Standout Piece: Billy Friebele’s “U Street Chromatic (for Duke),” a machine and mapping project mildly packaged as a U Street identity piece, contrasting Duke Ellington’s heyday with today. Friebele has created a drum kit that resembles a crude first draft of Short Circuit’s Johnny 5. Mounted on a hacked shopping cart, Friebele has assembled a snare drum, several copper arms and mallets, and a steel-tone block. Programmed with an Arduino, the device is motion sensitive, responding to people who pass it in the gallery or the street.
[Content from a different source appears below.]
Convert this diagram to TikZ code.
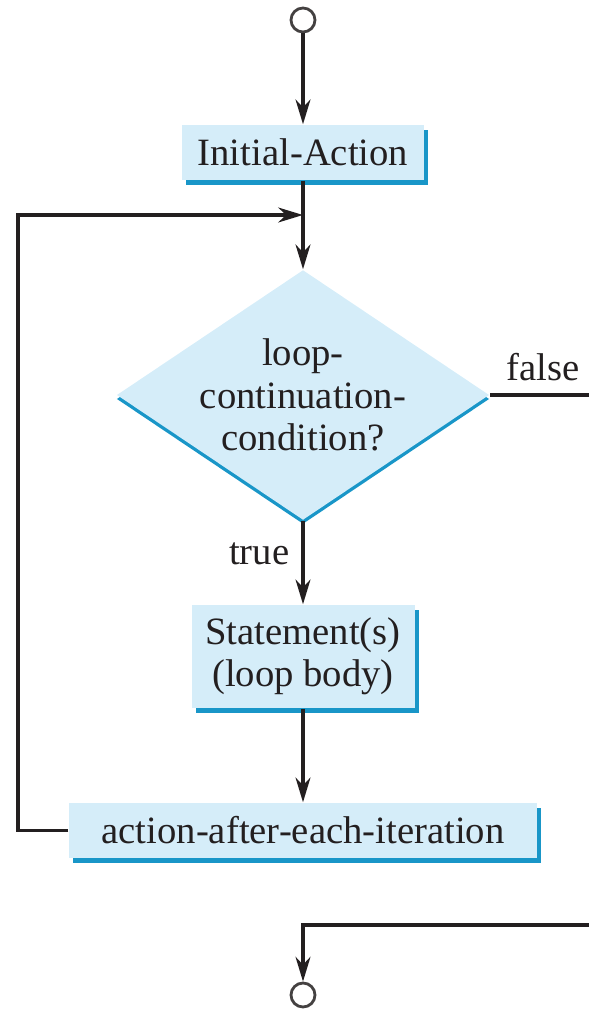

Off the Map: Throughout the Hamiltonian Gallery are prints (and video) that document when and where people publicly encountered the robot, like “Sonar Drawing: Lincoln Theater, 1215 U Street, NW (where Duke’s band returned to DC to play). Kids passing, stopping, and playing, 5:12 pm.” The visual elements of the drawings—the onion-skinned paths of advancing and receding circles and lines—defy literal translations of the movements of playing kids, but they do reflect the passage of time, the mapping of space, and the varied interests of passersby. Earlier works of Friebele’s have mapped a pathway through big box stores and various foreign destinations.
Duke Is Out: Rightly so, the Duke’s relationship to the work remains in parenthesis within each title. Though Ellington may have been a determining factor for the robot’s public placement, in the end he feels more like an undeveloped character in the narrative arc of the exhibition: a relic for people less interested in the gadgets and gizmos that make the drawings.
“U Street Chromatic (for Duke)” is on view at Hamiltonian Gallery to August 2.